西尾:実を言うと、最初は意識していなかったんです。立ち上げのときは、資金が豊富なわけではなく、いきなり人をたくさん雇えるわけでもなかった。アルバイト中心のチームでやる必要があって、社会人経験のないゲーム好きのメンバーとともに、どうやって素晴らしい結果にたどり着けばいいのか、たくさん考えました。それで、まずはひとりひとりと徹底的に向き合うことにしたんです。
そこでわかったのは、みんな才能を持っているのに、これまで適切なチャンスが与えられてこなかったんだということ。例えば海外事業の責任者を任せているスタッフも創業当初からアルバイトとして働いてくれていますが、会社において重要な存在です。彼だけじゃなく、ゲームエイトを支えているメンバーたちに教わった考え方ですね。
ー すごくいい話ですね。
西尾:個人のステップアップのことをここまで考えている会社は他にないだろう、と言い切れるくらい、考え続けています。たとえば会社をやめるにしても、本人のキャリアアップにつながるなら喜んで背中を押したいと思っています。ただ、現時点でこの業界、この業種で働くなら、僕は自信を持ってゲームエイトをおすすめできると思っていますし、そうあり続ける努力は惜しみません。
ー お話を伺っていると、社長として色々と考える必要がある中で、「人」について考えている割合が大きいと感じます。
西尾:こう言うとドライに感じられるかもしれませんが、僕は事業を優先して物事を考えているタイプなんです。事業における兵站、つまりゲームエイトで言えば、ゲームの攻略サイトを運営していくにあたって「人」の側面が極めて重要度が高かった。なのでそこを大切にしていった結果が、今の会社文化に大きく影響したと考えています。
ー ある意味で合理的な判断なんですね。感情論で動いているのではなく、戦略的な経営判断にもとづいているのは逆に安心感があるとも言えます。
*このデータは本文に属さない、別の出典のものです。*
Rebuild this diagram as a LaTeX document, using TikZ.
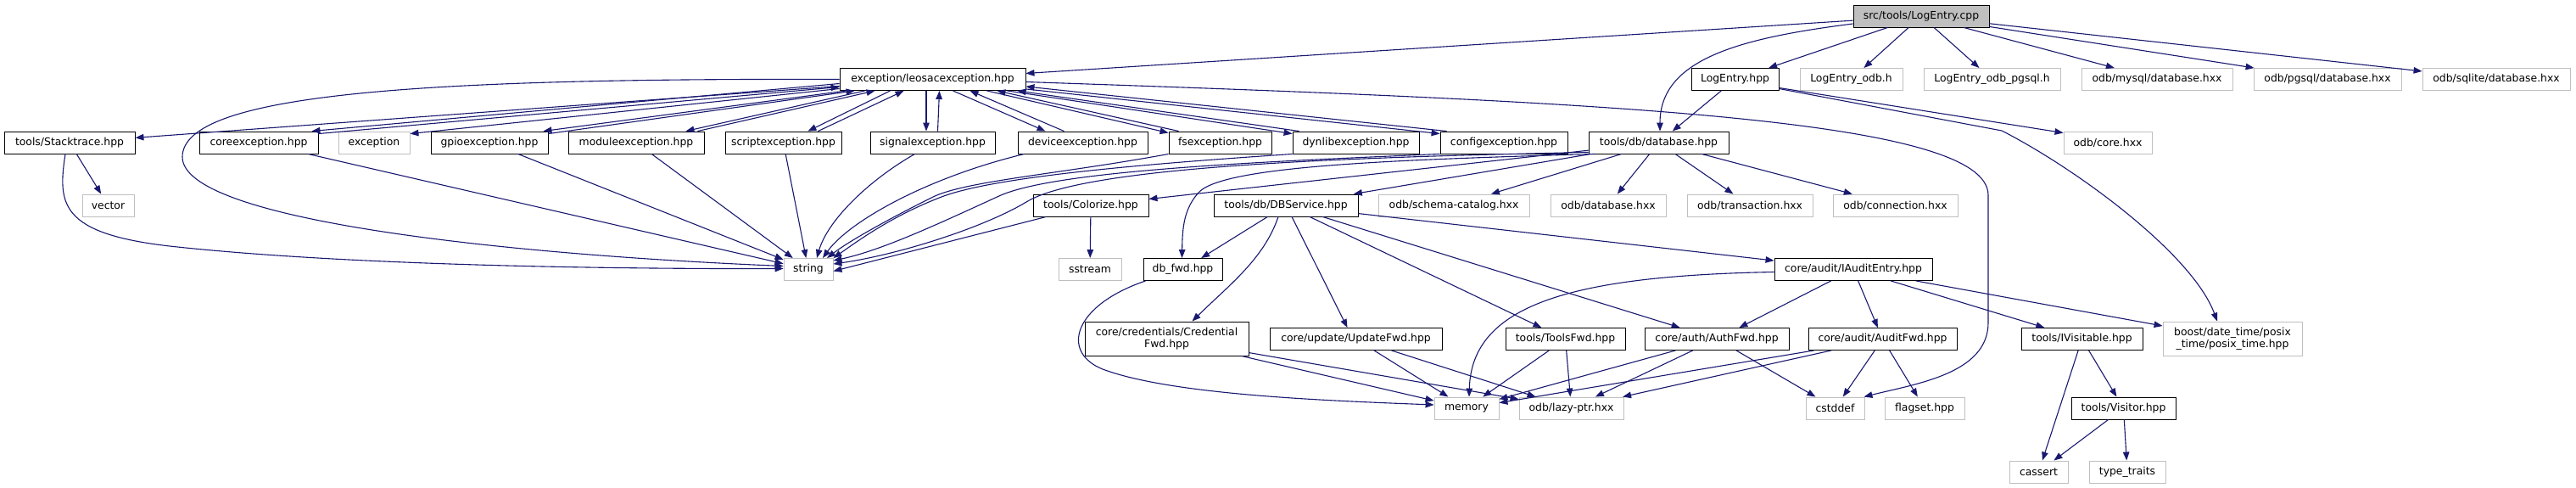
\documentclass[tikz,border=0pt]{standalone}
\usepackage{fontspec}
\setmainfont{DejaVu Sans}
\usetikzlibrary{arrows.meta}
\definecolor{inclblue}{HTML}{191970}
\definecolor{extgray}{HTML}{BFBFBF}
\tikzset{
  file/.style={draw=black, line width=0.9pt, minimum height=26pt, inner sep=0pt,
    align=center, font=\fontsize{12.4}{14}\selectfont},
  extfile/.style={file, draw=extgray},
  incl/.style={draw=inclblue, line width=1.1pt, -{Triangle[length=10pt,width=7.5pt]}},
}
\begin{document}
\begin{tikzpicture}[x=1pt, y=-1pt]
  \useasboundingbox (0,0) rectangle (3037,575);
  % files, row by row
  \node[file, fill=extgray, minimum width=160pt] (cpp) at (2265,19) {src/tools/LogEntry.cpp};
  \node[file, minimum width=219pt] (leosac) at (1099.5,93.5) {exception/leosacexception.hpp};
  \node[file, minimum width=103pt] (logh) at (2045.5,93.5) {LogEntry.hpp};
  \node[extfile, minimum width=121pt] (odbh) at (2182.5,93.5) {LogEntry\_odb.h};
  \node[extfile, minimum width=161pt] (pgsqlh) at (2348.5,93.5) {LogEntry\_odb\_pgsql.h};
  \node[extfile, minimum width=178pt] (mysqldb) at (2543,93.5) {odb/mysql/database.hxx};
  \node[extfile, minimum width=174pt] (pgsqldb) at (2744,93.5) {odb/pgsql/database.hxx};
  \node[extfile, minimum width=174pt] (sqlitedb) at (2943,93.5) {odb/sqlite/database.hxx};

  \node[file, minimum width=154pt] (stack) at (82,168) {tools/Stacktrace.hpp};
  \node[file, minimum width=140pt] (coreexc) at (305,168) {coreexception.hpp};
  \node[extfile, minimum width=84pt] (exc) at (441,168) {exception};
  \node[file, minimum width=138pt] (gpioexc) at (577,168) {gpioexception.hpp};
  \node[file, minimum width=160pt] (moduleexc) at (750,168) {moduleexception.hpp};
  \node[file, minimum width=137pt] (scriptexc) at (923.5,168) {scriptexception.hpp};
  \node[file, minimum width=147pt] (signalexc) at (1099.5,168) {signalexception.hpp};
  \node[file, minimum width=153pt] (deviceexc) at (1276.5,168) {deviceexception.hpp};
  \node[file, minimum width=121pt] (fsexc) at (1438.5,168) {fsexception.hpp};
  \node[file, minimum width=149pt] (dynlibexc) at (1598.5,168) {dynlibexception.hpp};
  \node[file, minimum width=150pt] (configexc) at (1773,168) {configexception.hpp};
  \node[file, minimum width=165pt] (database) at (1955.5,168) {tools/db/database.hpp};
  \node[extfile, minimum width=104pt] (odbcore) at (2485,168) {odb/core.hxx};

  \node[extfile, minimum width=61pt] (vector) at (127.5,242) {vector};
  \node[file, minimum width=136pt] (colorize) at (1286,242) {tools/Colorize.hpp};
  \node[file, minimum width=170pt] (dbservice) at (1516,242) {tools/db/DBService.hpp};
  \node[extfile, minimum width=178pt] (schema) at (1714,242) {odb/schema-catalog.hxx};
  \node[extfile, minimum width=136pt] (odbdb) at (1896,242) {odb/database.hxx};
  \node[extfile, minimum width=148pt] (odbtrans) at (2063,242) {odb/transaction.hxx};
  \node[extfile, minimum width=147pt] (odbconn) at (2234.5,242) {odb/connection.hxx};

  \node[extfile, minimum width=58pt] (string) at (953,317.5) {string};
  \node[extfile, minimum width=74pt] (sstream) at (1285,317.5) {sstream};
  \node[file, minimum width=93pt] (dbfwd) at (1394.5,317.5) {db\_fwd.hpp};
  \node[file, minimum width=186pt] (iaudit) at (2185,317.5) {core/audit/IAuditEntry.hpp};

  \node[file, minimum width=193pt, minimum height=40pt] (credfwd) at (1375.5,399) {core/credentials/Credential\\Fwd.hpp};
  \node[file, minimum width=203pt] (updfwd) at (1598.5,399.5) {core/update/UpdateFwd.hpp};
  \node[file, minimum width=141pt] (toolsfwd) at (1845.5,399.5) {tools/ToolsFwd.hpp};
  \node[file, minimum width=170pt] (authfwd) at (2024,399.5) {core/auth/AuthFwd.hpp};
  \node[file, minimum width=175pt] (auditfwd) at (2219.5,399.5) {core/audit/AuditFwd.hpp};
  \node[file, minimum width=143pt] (ivisit) at (2454.5,399.5) {tools/IVisitable.hpp};
  \node[extfile, minimum width=164pt, minimum height=40pt] (boost) at (2632,399) {boost/date\_time/posix\\\_time/posix\_time.hpp};

  \node[extfile, minimum width=76pt] (memory) at (1729,481) {memory};
  \node[extfile, minimum width=123pt] (lazyptr) at (1852.5,481) {odb/lazy-ptr.hxx};
  \node[extfile, minimum width=69pt] (cstddef) at (2163.5,481) {cstddef};
  \node[extfile, minimum width=94pt] (flagset) at (2269,481) {flagset.hpp};
  \node[file, minimum width=123pt] (visitor) at (2503.5,481) {tools/Visitor.hpp};

  \node[extfile, minimum width=69pt] (cassert) at (2403.5,556) {cassert};
  \node[extfile, minimum width=90pt] (typetraits) at (2508,556) {type\_traits};

  % LogEntry.cpp
  \draw[incl] (cpp) -- (leosac);
  \draw[incl] ([yshift=-9pt]cpp.west) .. controls (2050,45) and (1957,70) .. ([xshift=1.5pt]database.north);
  \draw[incl] (cpp) -- (logh);
  \draw[incl] (cpp) -- (odbh);
  \draw[incl] (cpp) -- (pgsqlh);
  \draw[incl] (cpp) -- (mysqldb);
  \draw[incl] (cpp) -- (pgsqldb);
  \draw[incl] (cpp) -- (sqlitedb);
  % LogEntry.hpp
  \draw[incl] (logh) -- (database);
  \draw[incl] ([yshift=-10pt]logh.east) -- ([yshift=-2pt]odbcore.north west);
  \draw[incl] ([yshift=-11pt]logh.east) -- (2360,154) .. controls (2450,200) and (2585,300) .. ([xshift=-18pt]boost.north);
  % leosacexception.hpp and back
  \draw[incl] (leosac) -- (stack);
  \draw[incl] (leosac.west) .. controls (500,92) and (215,110) .. (215,185)
    .. controls (215,260) and (600,300) .. ([yshift=4pt]string.west);
  \draw[incl] ([yshift=-3pt]leosac.east) .. controls (1900,120) and (2344,140) .. (2344,230)
    -- (2344,380) .. controls (2344,440) and (2260,452) .. ([xshift=-1pt]cstddef.north east);
  \draw[incl] ([yshift=-5pt]leosac.west) -- ([xshift=-8pt]coreexc.north east);
  \draw[incl] ([yshift=-3pt]coreexc.north east) -- ([yshift=-9pt]leosac.west);
  \draw[incl] ([yshift=-11pt]leosac.west) -- ([yshift=-3pt]exc.north east);
  \draw[incl] ([xshift=8pt]leosac.south west) -- ([xshift=-6pt]gpioexc.north east);
  \draw[incl] ([yshift=-3pt]gpioexc.north east) -- ([xshift=18pt]leosac.south west);
  \draw[incl] ([xshift=30pt]leosac.south west) -- ([xshift=-22pt]moduleexc.north east);
  \draw[incl] ([xshift=-8pt]moduleexc.north east) -- ([xshift=42pt]leosac.south west);
  \draw[incl] ([xshift=60pt]leosac.south west) -- ([xshift=-40pt]scriptexc.north east);
  \draw[incl] ([xshift=-28pt]scriptexc.north east) -- ([xshift=76pt]leosac.south west);
  \draw[incl] ([xshift=-7.5pt]leosac.south) -- ([xshift=-7.5pt]signalexc.north);
  \draw[incl] ([xshift=6pt]signalexc.north) -- ([xshift=8pt]leosac.south);
  \draw[incl] ([xshift=24pt]leosac.south) -- ([xshift=-44pt]deviceexc.north);
  \draw[incl] ([xshift=-22pt]deviceexc.north) -- ([xshift=44pt]leosac.south);
  \draw[incl] ([xshift=64pt]leosac.south) -- ([yshift=-2pt]fsexc.north west);
  \draw[incl] ([xshift=12pt]fsexc.north west) -- ([xshift=76pt]leosac.south);
  \draw[incl] ([xshift=88pt]leosac.south) -- ([yshift=-3pt]dynlibexc.north west);
  \draw[incl] ([xshift=8pt]dynlibexc.north west) -- ([xshift=100pt]leosac.south);
  \draw[incl] ([yshift=2pt]leosac.south east) -- ([yshift=-3pt]configexc.north west);
  \draw[incl] ([xshift=8pt]configexc.north west) -- ([yshift=5pt]leosac.south east);
  % into string
  \draw[incl] (stack) -- (vector);
  \draw[incl] ([xshift=-5pt]stack.south) .. controls (68,240) and (70,275) .. (200,290)
    .. controls (400,312) and (700,317) .. ([yshift=1pt]string.west);
  \draw[incl] (coreexc) -- (string);
  \draw[incl] (gpioexc) -- (string);
  \draw[incl] (moduleexc) -- (string);
  \draw[incl] (scriptexc) -- (string);
  \draw[incl] ([xshift=-21pt]signalexc.south) .. controls (1020,215) and (975,262) .. ([xshift=10pt]string.north);
  \draw[incl] ([xshift=-69pt]deviceexc.south) .. controls (1090,210) and (1000,262) .. ([xshift=17pt]string.north);
  \draw[incl] (fsexc.south west) .. controls (1250,205) and (1140,213) .. (1100,232)
    .. controls (1040,262) and (1000,285) .. ([xshift=22pt]string.north);
  \draw[incl] (dynlibexc.south west) .. controls (1400,190) and (1180,205) .. (1110,232)
    .. controls (1050,255) and (1010,285) .. (string.north east);
  \draw[incl] (configexc.south west) .. controls (1500,190) and (1250,200) .. (1180,230)
    .. controls (1110,262) and (1040,295) .. ([yshift=-3pt]string.north east);
  \draw[incl] ([yshift=2pt]database.south west) .. controls (1600,185) and (1280,195) .. (1210,238)
    .. controls (1160,268) and (1060,300) .. ([yshift=-7pt]string.north east);
  \draw[incl] (colorize) -- ([yshift=-2pt]string.east);
  \draw[incl] (colorize) -- (sstream);
  % tools/db/database.hpp
  \draw[incl] (database) -- (colorize);
  \draw[incl] (database) -- (dbservice);
  \draw[incl] ([xshift=8pt]database.south west) .. controls (1650,188) and (1450,195) .. (1415,225)
    .. controls (1395,245) and (1394,270) .. ([xshift=-1pt]dbfwd.north);
  \draw[incl] (database) -- (schema);
  \draw[incl] (database) -- (odbdb);
  \draw[incl] (database) -- (odbtrans);
  \draw[incl] (database) -- (odbconn);
  % tools/db/DBService.hpp
  \draw[incl] (dbservice) -- (dbfwd);
  \draw[incl] ([xshift=-9pt]dbservice.south) .. controls (1490,305) and (1450,335) .. ([xshift=30pt]credfwd.north);
  \draw[incl] ([xshift=7pt]dbservice.south) -- ([xshift=-10pt]updfwd.north);
  \draw[incl] (dbservice) -- (toolsfwd);
  \draw[incl] (dbservice) -- (authfwd);
  \draw[incl] (dbservice) -- (iaudit);
  \draw[incl] ([xshift=3pt]dbfwd.south west) .. controls (1265,360) and (1250,415) .. (1300,435)
    .. controls (1380,465) and (1560,472) .. ([yshift=4pt]memory.west);
  % core/audit/IAuditEntry.hpp
  \draw[incl] ([yshift=-3pt]iaudit.west) .. controls (1850,325) and (1735,360) .. ([xshift=3pt]memory.north);
  \draw[incl] (iaudit) -- (authfwd);
  \draw[incl] (iaudit) -- (auditfwd);
  \draw[incl] (iaudit) -- (ivisit);
  \draw[incl] (iaudit) -- (boost);
  % forward headers
  \draw[incl] (credfwd) -- (memory);
  \draw[incl] (credfwd) -- (lazyptr);
  \draw[incl] (updfwd) -- (memory);
  \draw[incl] (updfwd) -- (lazyptr);
  \draw[incl] (toolsfwd) -- (memory);
  \draw[incl] (toolsfwd) -- (lazyptr);
  \draw[incl] (authfwd) -- (memory);
  \draw[incl] (authfwd) -- (lazyptr);
  \draw[incl] (authfwd) -- (cstddef);
  \draw[incl] (auditfwd) -- (memory);
  \draw[incl] (auditfwd) -- (lazyptr);
  \draw[incl] (auditfwd) -- (cstddef);
  \draw[incl] (auditfwd) -- (flagset);
  \draw[incl] (ivisit) -- (cassert);
  \draw[incl] (ivisit) -- (visitor);
  \draw[incl] (visitor) -- (cassert);
  \draw[incl] (visitor) -- (typetraits);
\end{tikzpicture}
\end{document}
西尾:もちろん、事業も人もどちらも大切ですが、考える上では事業から先に考えねばならないというお話です。その結果として今のような会社の文化ができたわけですしね。社長として経営を判断する上で、企業文化こそが重要な資産だと捉えています。あくまで事業ドリブンな組織として、文化が必要なんですよ。ここは、スタッフそれぞれの顔を思い浮かべながら、事業を俯瞰した判断をするという、非常に難しい作業だったりします。
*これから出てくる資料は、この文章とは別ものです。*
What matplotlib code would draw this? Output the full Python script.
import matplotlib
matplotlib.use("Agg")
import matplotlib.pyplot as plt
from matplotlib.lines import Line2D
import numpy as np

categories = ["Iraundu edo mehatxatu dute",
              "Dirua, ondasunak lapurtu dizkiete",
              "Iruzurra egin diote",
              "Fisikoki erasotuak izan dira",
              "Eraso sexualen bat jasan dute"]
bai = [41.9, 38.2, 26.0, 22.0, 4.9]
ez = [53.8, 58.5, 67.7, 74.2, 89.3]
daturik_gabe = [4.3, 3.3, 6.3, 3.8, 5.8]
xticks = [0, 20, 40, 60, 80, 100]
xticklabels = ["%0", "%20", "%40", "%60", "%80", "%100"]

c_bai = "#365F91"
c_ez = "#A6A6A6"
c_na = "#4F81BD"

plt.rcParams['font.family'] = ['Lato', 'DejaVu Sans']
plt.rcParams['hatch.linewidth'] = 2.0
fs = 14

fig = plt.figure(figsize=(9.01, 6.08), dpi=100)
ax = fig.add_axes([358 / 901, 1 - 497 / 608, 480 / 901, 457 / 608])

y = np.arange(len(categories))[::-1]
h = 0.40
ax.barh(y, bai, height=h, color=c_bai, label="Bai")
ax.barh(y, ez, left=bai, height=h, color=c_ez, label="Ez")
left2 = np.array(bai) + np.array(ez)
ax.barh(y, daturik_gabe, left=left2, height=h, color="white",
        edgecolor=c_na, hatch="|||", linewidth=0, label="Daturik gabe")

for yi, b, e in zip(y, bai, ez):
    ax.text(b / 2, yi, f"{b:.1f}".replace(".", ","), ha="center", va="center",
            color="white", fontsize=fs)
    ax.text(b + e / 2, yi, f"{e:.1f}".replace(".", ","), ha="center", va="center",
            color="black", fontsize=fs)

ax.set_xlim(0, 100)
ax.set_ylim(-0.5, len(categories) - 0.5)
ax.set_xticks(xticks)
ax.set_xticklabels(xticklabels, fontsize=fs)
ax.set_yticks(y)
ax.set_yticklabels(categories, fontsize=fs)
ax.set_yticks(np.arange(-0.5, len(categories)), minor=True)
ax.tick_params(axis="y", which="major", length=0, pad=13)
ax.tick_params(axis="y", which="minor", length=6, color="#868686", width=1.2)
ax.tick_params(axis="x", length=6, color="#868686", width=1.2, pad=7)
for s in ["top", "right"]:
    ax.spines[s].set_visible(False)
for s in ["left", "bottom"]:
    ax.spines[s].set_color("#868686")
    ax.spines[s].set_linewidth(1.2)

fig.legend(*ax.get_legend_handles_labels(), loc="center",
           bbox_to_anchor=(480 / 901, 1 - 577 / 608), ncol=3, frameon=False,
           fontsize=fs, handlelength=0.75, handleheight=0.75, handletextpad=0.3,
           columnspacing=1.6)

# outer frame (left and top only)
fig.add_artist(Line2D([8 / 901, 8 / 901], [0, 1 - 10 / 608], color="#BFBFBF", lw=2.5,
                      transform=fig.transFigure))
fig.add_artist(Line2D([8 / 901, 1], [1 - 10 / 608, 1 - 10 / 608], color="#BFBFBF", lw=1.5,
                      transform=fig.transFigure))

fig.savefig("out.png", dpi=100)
ー ありがとうございます。それが西尾さんの持つ資質というか、安心感につながっているのかもしれません。最後に、今のゲームエイトについての思いを伺いたいと思います。
西尾:インタビューを通して他のメンバーの気持ちや考えを改めて感じることができましたし、今回は表に出ていないけれど、同じように考えてくれているメンバーがたくさんいると思っています。バリューの制定をきっかけに、こういう会話が増えるといいし、この環境を作れたことは素直によかったな、嬉しいなと思います。まだまだゲームエイトは成長途中。組織の力、メンバーそれぞれの力で、もっと大きな目標を成し遂げられそうだなって、僕が一番楽しみにしているんですよ。